Dorothy's work for Anna of Denmark included looking after her silver plate and jewellery. She was probably a successor of Margaret Hartsyde who was accused of stealing the queen's jewels and trying to sell them back to George Heriot. The queen gave Dorothea and her sister Jyngell Silking gifts of clothes as a mark of favour. An inventory of the jewels of Anne of Denmark mentions that "Mrs Dorothy" returned a bracelet to the queen's cabinet in 1607.

===The mine at Corston===
In October 1609 Silking attempted to open a coal mine on a royal manor at Corston, Somerset, a right she had presumably been given by the queen as a reward. The manor of Corston was part of the queen's jointure lands. Silking wrote to the Earl of Salisbury about permissions and patents, signing her name "Dorothy Selkane". George Carew, the queen's chamberlain, wrote to the lawyer Julius Caesar for support on her behalf. It is not clear that Silking's venture was successful.

===Sisters at court===
"Dorthee" and "Engella Seelken" were naturalized as English citizens in July 1610 at the same time as other members of the queen's household, including; Katherine Benneken from Garlstorf, the queen's doctor Martin Schöner from Głogów, the apothecary John Wolfgang Rumler from Augsburg and his wife Anna de l'Obel from Middelburg, a daughter of Matthias de l'Obel. Dorothy and "Mrs Ingle" were both given mourning clothes on the death of Prince Henry in 1612, as the women of the bedchamber "La: Souche and Mris Ingle".

===Lady Zouch of Woking===
She married Edward Zouch of Woking in 1612, and was usually known as "Lady Zouch". In 1635 Reverend George Garrard, who had been at court in the household of Prince Henry, recalled that Silking was "a Dane, one that served Queen Anne in her bedchamber. I knew her well, a homely woman, but being very rich Zouch married her for her wealth".

The jeweller George Heriot recorded in his accounts for 1613 that the "Lady Sutch" owed him £81 which "she affirmes her Majesty is pleased to paye".

At the funeral of Anne of Denmark in 1619, "Lady Zouch" walked in procession, listed with the ladies of the Privy Chamber.

When an inventory of the late queen's silver plate at Denmark House was taken in 1621, the Zouches were asked to supply a shortfall worth £492-19 shillings, including a gold casting bottle engraved with the arms of Queen Elizabeth. Edward Zouch successfully claimed that a warrant signed by Dorothea Silking was a forgery because she could not write her name, and they were not liable.

Edward Zouch died in 1634, and the year after their 17-year-old daughter Sophia was married to Viscount Wimbledon, a 63-year-old war veteran, the age difference attracted comment from Sir John Finet.

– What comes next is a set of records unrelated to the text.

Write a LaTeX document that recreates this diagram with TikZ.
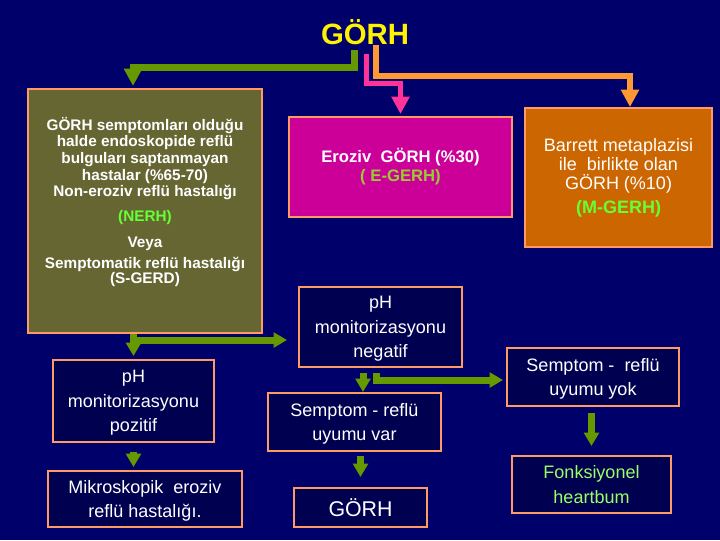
\documentclass[tikz,border=0pt]{standalone}
\usepackage{fontspec}
\setmainfont{Liberation Sans}
\usetikzlibrary{arrows.meta,positioning}

\definecolor{bgnavy}{HTML}{00006B}
\definecolor{boxnavy}{HTML}{000050}
\definecolor{olivefill}{HTML}{666633}
\definecolor{pinkfill}{HTML}{CC0099}
\definecolor{orangefill}{HTML}{CC6600}
\definecolor{edgeorange}{HTML}{FF9966}
\definecolor{arrgreen}{HTML}{669900}
\definecolor{arrpink}{HTML}{FF3399}
\definecolor{arrorange}{HTML}{FF9933}
\definecolor{txtgreen}{HTML}{66FF33}
\definecolor{txtlime}{HTML}{99CC33}
\definecolor{txtmint}{HTML}{99FF66}

\begin{document}
\begin{tikzpicture}[x=0.75pt,y=-0.75pt,
  box/.style={draw=edgeorange, line width=1.5pt, fill=boxnavy, inner sep=0pt,
    text=white, align=center, font=\fontsize{13.5}{18.5}\selectfont},
  lowbox/.style={box, text depth=-3pt},
  garrow/.style={draw=arrgreen, line width=5.25pt, -{Triangle[width=11pt,length=10pt]}},
  toparrow/.style={line width=#1, -{Triangle[width=13pt,length=13pt]}}]
% background
\fill[bgnavy] (0,0) rectangle (720,540);
\node[inner sep=0pt, text=yellow, font=\fontsize{22}{22}\selectfont\bfseries] (title) at (365,32) {GÖRH};
% first row
\node[box, fill=olivefill, minimum width=175.5pt, minimum height=183pt] (olive) at (145,211) {};
\node[align=center, text=white, font=\fontsize{11.5}{12.5}\selectfont\bfseries] (olivetext)
  at ([yshift=6.75pt]olive.center)
  {GÖRH semptomları olduğu\\
   halde endoskopide reflü\\
   bulguları saptanmayan\\
   hastalar (\%65-70)\\
   Non-eroziv reflü hastalığı\\[6pt]
   {\color{txtgreen}(NERH)}\\[7pt]
   Veya\\[3pt]
   Semptomatik reflü hastalığı\\[-1pt]
   (S-GERD)};
\node[box, fill=pinkfill, minimum width=167.25pt, minimum height=75pt,
  font=\fontsize{12.5}{14.25}\selectfont\bfseries] (pink) at (400.5,167)
  {Eroziv~ GÖRH (\%30)\\{\color{txtlime}( E-GERH)}};
\node[box, fill=orangefill, minimum width=140.25pt, minimum height=104.25pt,
  font=\fontsize{13.5}{14.5}\selectfont] (barrett) at (618.5,177.5)
  {Barrett metaplazisi\\ile~ birlikte olan\\GÖRH (\%10)\\[3pt]{\bfseries\color{txtgreen}(M-GERH)}};
% lower boxes
\node[lowbox, minimum width=122.25pt, minimum height=60pt] (phneg) at (380.5,327) {pH\\monitorizasyonu\\negatif};
\node[lowbox, minimum width=120.75pt, minimum height=61.5pt] (phpoz) at (133.5,401) {pH\\monitorizasyonu\\pozitif};
\node[lowbox, minimum width=145.5pt, minimum height=42pt, font=\fontsize{13.5}{18}\selectfont] (mikro) at (145,499)
  {Mikroskopik~ eroziv\\reflü hastalığı.};
\node[lowbox, minimum width=129.75pt, minimum height=43.5pt, font=\fontsize{13.5}{17.5}\selectfont] (uyvar) at (354.5,422)
  {Semptom - reflü\\uyumu var};
\node[box, minimum width=99.75pt, minimum height=29.25pt, font=\fontsize{16}{16}\selectfont] (gorh) at (360.5,507.5) {GÖRH};
\node[lowbox, minimum width=129pt, minimum height=43.5pt] (uyyok) at (593,377) {Semptom -~ reflü\\uyumu yok};
\node[lowbox, minimum width=119.25pt, minimum height=42.75pt, text=txtmint] (fonk) at (591.5,484.5) {Fonksiyonel\\heartbum};
% connectors from the title
\draw[toparrow=5.25pt, draw=arrgreen, shorten <=4pt, shorten >=1.5pt]
  (title.south -| 354,0) -- (354,67) -| (olive.north -| 133,0);
\draw[toparrow=3.75pt, draw=arrpink, shorten <=7pt, shorten >=1.5pt]
  (title.south -| 366,0) -- (366,83) -| (pink.north);
\draw[toparrow=4pt, draw=arrorange]
  (title.south -| 376,0) -- (376,76) -| (barrett.north -| 630,0);
% green arrows
\draw[garrow, shorten >=2.25pt] (phpoz.north |- olive.south) -- (phpoz.north);
\draw[garrow, shorten >=8.25pt] (phpoz.north |- 0,340) -- (phneg.west |- 0,340);
\draw[garrow, shorten <=6.75pt, shorten >=2.25pt] (phpoz.south) -- (phpoz.south |- mikro.north);
\draw[garrow, shorten <=3.75pt] (phneg.south -| 363,0) -- (uyvar.north -| 363,0);
\draw[garrow, shorten <=3.75pt, shorten >=2.25pt] (phneg.south -| 376,0) |- (uyyok.west |- 0,380);
\draw[garrow, shorten <=3pt, shorten >=7.5pt] (gorh.north |- uyvar.south) -- (gorh.north);
\draw[garrow, shorten <=4.5pt, shorten >=6.75pt] (uyyok.south -| fonk.north) -- (fonk.north);
\end{tikzpicture}
\end{document}
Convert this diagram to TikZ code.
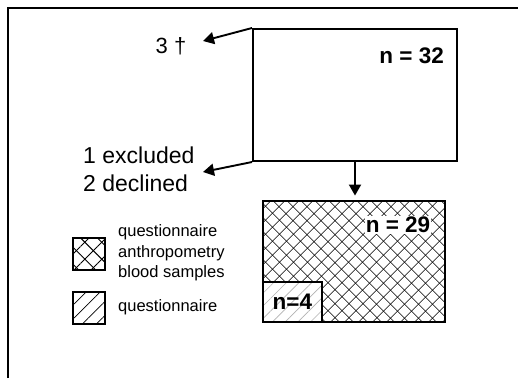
\documentclass[tikz,border=0pt]{standalone}
\usepackage{fontspec}
\setmainfont{Liberation Sans}
\usetikzlibrary{positioning,arrows.meta,patterns.meta}

\begin{document}
\begin{tikzpicture}[
      x=1pt, y=-1pt,
      box/.style={draw, line width=2pt, inner sep=0pt},
      crosshatch/.style={preaction={pattern={Lines[angle=45,distance=10.5pt,line width=.9pt]}},
                         pattern={Lines[angle=-45,distance=10.5pt,line width=.9pt]}},
      legcross/.style={preaction={pattern={Lines[angle=45,distance=12pt,line width=.9pt]}},
                       pattern={Lines[angle=-45,distance=12pt,line width=.9pt]}},
      slanted/.style={preaction={fill=white}, pattern={Lines[angle=45,distance=9pt,line width=.6pt]}, pattern color=gray!60},
      bigtext/.style={inner sep=0pt, align=left, font=\fontsize{23}{28}\selectfont},
      count/.style={inner sep=1pt, font=\fontsize{22.5}{26}\selectfont\bfseries},
      legtext/.style={inner sep=0pt, align=left, anchor=west, font=\fontsize{16.5}{20.5}\selectfont},
      arrow/.style={-{Triangle[length=11pt,width=12pt]}, line width=1.9pt}
    ]
    \useasboundingbox (0,0) rectangle (518,378);
    % frame
    \draw[line width=1.8pt] (8,378) -- (8,8) -- (518,8);

    \node[box, minimum width=204pt, minimum height=132pt] (total) at (355,95) {};
    \node[count, anchor=east] (n32) at ([shift={(-13,28)}]total.north east) {n = 32};

    \node[box, line width=2.4pt, crosshatch, minimum width=182pt, minimum height=121pt] (part) at (354,261.5) {};
    \node[count, fill=white, anchor=east] (n29) at ([shift={(-14,24)}]part.north east) {n = 29};
    \node[box, line width=2.2pt, slanted, minimum width=59pt, minimum height=40pt, count,
          anchor=south west] (sub) at (part.south west) {n=4};

    \node[bigtext, font=\fontsize{22}{26}\selectfont] (dead) at (171,46) {3 †};
    \node[bigtext, anchor=west] (excl) at (83,169) {1 excluded\\2 declined};
    \coordinate (deadtip) at (203,41);
    \coordinate (excltip) at (203,172);

    \draw[arrow] (total.north west) -- (deadtip);
    \draw[arrow] (total.south west) -- (excltip);
    \draw[arrow, shorten >=5pt] (total.south) -- (total.south |- part.north);

    % legend
    \node[box, line width=2.2pt, legcross, minimum size=32pt] (legall) at (89,254) {};
    \node[box, line width=2.2pt, pattern={Lines[angle=45,distance=10pt,line width=.7pt]},
          minimum size=32pt] (legq) at (89,308) {};
    \node[legtext] (legalltext) at (118,253) {questionnaire\\anthropometry\\blood samples};
    \node[legtext] (legqtext) at (118,307) {questionnaire};
  \end{tikzpicture}
\end{document}
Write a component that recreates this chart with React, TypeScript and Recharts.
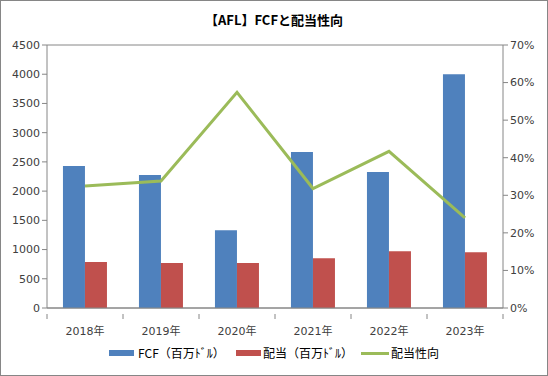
import React from 'react';
import { ComposedChart, Bar, Line, XAxis, YAxis, CartesianGrid } from 'recharts';

const years = ['2018年', '2019年', '2020年', '2021年', '2022年', '2023年'];
const fcf = [2428, 2274, 1332, 2668, 2326, 4000];
const dividend = [788, 771, 771, 852, 972, 955];
const payoutRatio = [0.325, 0.338, 0.574, 0.318, 0.417, 0.24];

const leftTicks = [0, 500, 1000, 1500, 2000, 2500, 3000, 3500, 4000, 4500];
const rightTicks = [0, 0.1, 0.2, 0.3, 0.4, 0.5, 0.6, 0.7];

const data = years.map((year, i) => ({
  year,
  fcf: fcf[i],
  dividend: dividend[i],
  ratio: payoutRatio[i],
}));

const BLUE = '#4F81BD';
const RED = '#C0504D';
const GREEN = '#9BBB59';
const GRID = '#868686';
const FONT = '"DejaVu Sans", "Noto Sans CJK JP", sans-serif';
const tickStyle = { fontSize: 11, fill: '#404040', fontFamily: FONT };

const CHART_W = 548;
const LEFT_W = 47;
const RIGHT_W = 45;
const BAND = (CHART_W - LEFT_W - RIGHT_W) / years.length;

// category label plus the small separator tick on its left (and right for the last one)
const YearTick = (props: any) => {
  const { x, y, payload, index } = props;
  const left = x - BAND / 2;
  const axisY = y - 10;
  return (
    <g>
      <line x1={left} y1={axisY} x2={left} y2={axisY + 5} stroke={GRID} />
      {index === years.length - 1 && (
        <line x1={x + BAND / 2} y1={axisY} x2={x + BAND / 2} y2={axisY + 5} stroke={GRID} />
      )}
      <text x={x} y={y} dy={11} textAnchor="middle" {...tickStyle}>
        {payload.value}
      </text>
    </g>
  );
};

const App: React.FC = () => {
  return (
    <div
      style={{
        position: 'absolute',
        left: 0,
        top: 0,
        width: 548,
        height: 376,
        boxSizing: 'border-box',
        border: '1px solid #868686',
        background: '#fff',
        fontFamily: FONT,
      }}
    >
      <div
        style={{
          position: 'absolute',
          top: 9,
          width: '100%',
          textAlign: 'center',
          fontSize: 13,
          fontWeight: 'bold',
          fontFamily: '"Noto Sans CJK JP", sans-serif',
          color: '#000',
        }}
      >
        【AFL】FCFと配当性向
      </div>
      <div style={{ position: 'absolute', left: -1, top: -1 }}>
        <ComposedChart
          width={CHART_W}
          height={376}
          data={data}
          margin={{ top: 45, right: 0, left: 0, bottom: 38 }}
          barCategoryGap="21%"
          barGap={0}
        >
          <CartesianGrid vertical={false} stroke={GRID} />
          <XAxis
            dataKey="year"
            tickLine={false}
            axisLine={{ stroke: GRID }}
            tick={<YearTick />}
            tickMargin={10}
            interval={0}
            height={30}
          />
          <YAxis
            yAxisId="left"
            domain={[0, 4500]}
            ticks={leftTicks}
            interval={0}
            width={LEFT_W}
            axisLine={{ stroke: GRID }}
            tickLine={{ stroke: GRID }}
            tickSize={5}
            tick={tickStyle}
          />
          <YAxis
            yAxisId="right"
            orientation="right"
            domain={[0, 0.7]}
            ticks={rightTicks}
            interval={0}
            width={RIGHT_W}
            axisLine={{ stroke: GRID }}
            tickLine={{ stroke: GRID }}
            tickSize={5}
            tick={tickStyle}
            tickFormatter={(v: number) => `${Math.round(v * 100)}%`}
          />
          <Bar yAxisId="left" dataKey="fcf" fill={BLUE} isAnimationActive={false} />
          <Bar yAxisId="left" dataKey="dividend" fill={RED} isAnimationActive={false} />
          <Line
            yAxisId="right"
            type="linear"
            dataKey="ratio"
            stroke={GREEN}
            strokeWidth={3}
            dot={false}
            isAnimationActive={false}
          />
        </ComposedChart>
      </div>
      <div
        style={{
          position: 'absolute',
          top: 344,
          left: 0,
          width: '100%',
          fontSize: 12,
          color: '#000',
          fontFamily: '"Noto Sans CJK JP", sans-serif',
        }}
      >
        <div style={{ position: 'absolute', left: 108, top: 5, width: 25, height: 6, background: BLUE }} />
        <div style={{ position: 'absolute', left: 137, top: 0, lineHeight: '16px' }}>FCF（百万ﾄﾞﾙ）</div>
        <div style={{ position: 'absolute', left: 235, top: 5, width: 25, height: 6, background: RED }} />
        <div style={{ position: 'absolute', left: 262, top: 0, lineHeight: '16px' }}>配当（百万ﾄﾞﾙ）</div>
        <div style={{ position: 'absolute', left: 360, top: 7, width: 28, height: 3, background: GREEN }} />
        <div style={{ position: 'absolute', left: 390, top: 0, lineHeight: '16px' }}>配当性向</div>
      </div>
    </div>
  );
};

export default App;
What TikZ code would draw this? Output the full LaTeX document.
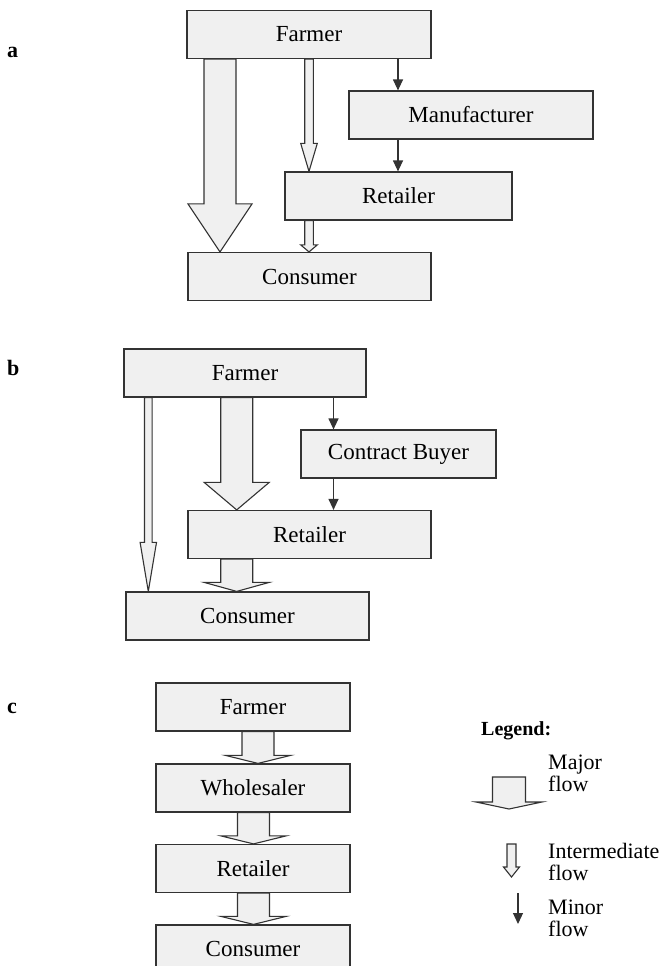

Her son James Zouch married Beatrice Annesley (1619–1668), daughter of Francis Annesley, then Lord Mountnorris. In 1638 Mountnorris advised James Zouch, after consulting his steward Andrew Conradus, that in view of his debts he ought to live more economically with his mother and just four or five servants for £100 a year.

After the death of James Zouch in 1643, Beatrice Zouch married Sir John Lloyd of Woking and the Forest (d. 1664) while their son was still an infant, and then Sir Thomas Smith of Hill Hall, Essex (d. 1668), according to a law case heard before the Lord Chancellor in 1669. The mother and son in this case were noted to be related to Arthur Annesley, 1st Earl of Anglesey. The case was brought by a creditor of Sir Edward Zouch called Gilpen, against Dorothea's grandson as his heir.

The exact dates of Dorothea's birth and death are unknown.

==Family==
Dorothy's children included;
- James Zouch (1615–1643), who married Beatrice Annesley (1619–1668), a daughter of Francis Annesley, 1st Viscount Valentia. She was a niece of Bridget Annesley, a companion of Dorothy Silking in Anne of Denmark's bedchamber. James and her brother had travelled together on a Grand Tour.
- Sophia Zouch (1618–1691), who married (1) in September 1635 Edward Cecil, 1st Viscount Wimbledon (1572–1638), and had a child called Algernon who died young, (2) Robert King of Boyle Abbey, County Roscommon (d. 1657). Her daughter Elizabeth King married Thomas Barnadiston. Sophia was buried at Ketton in Suffolk.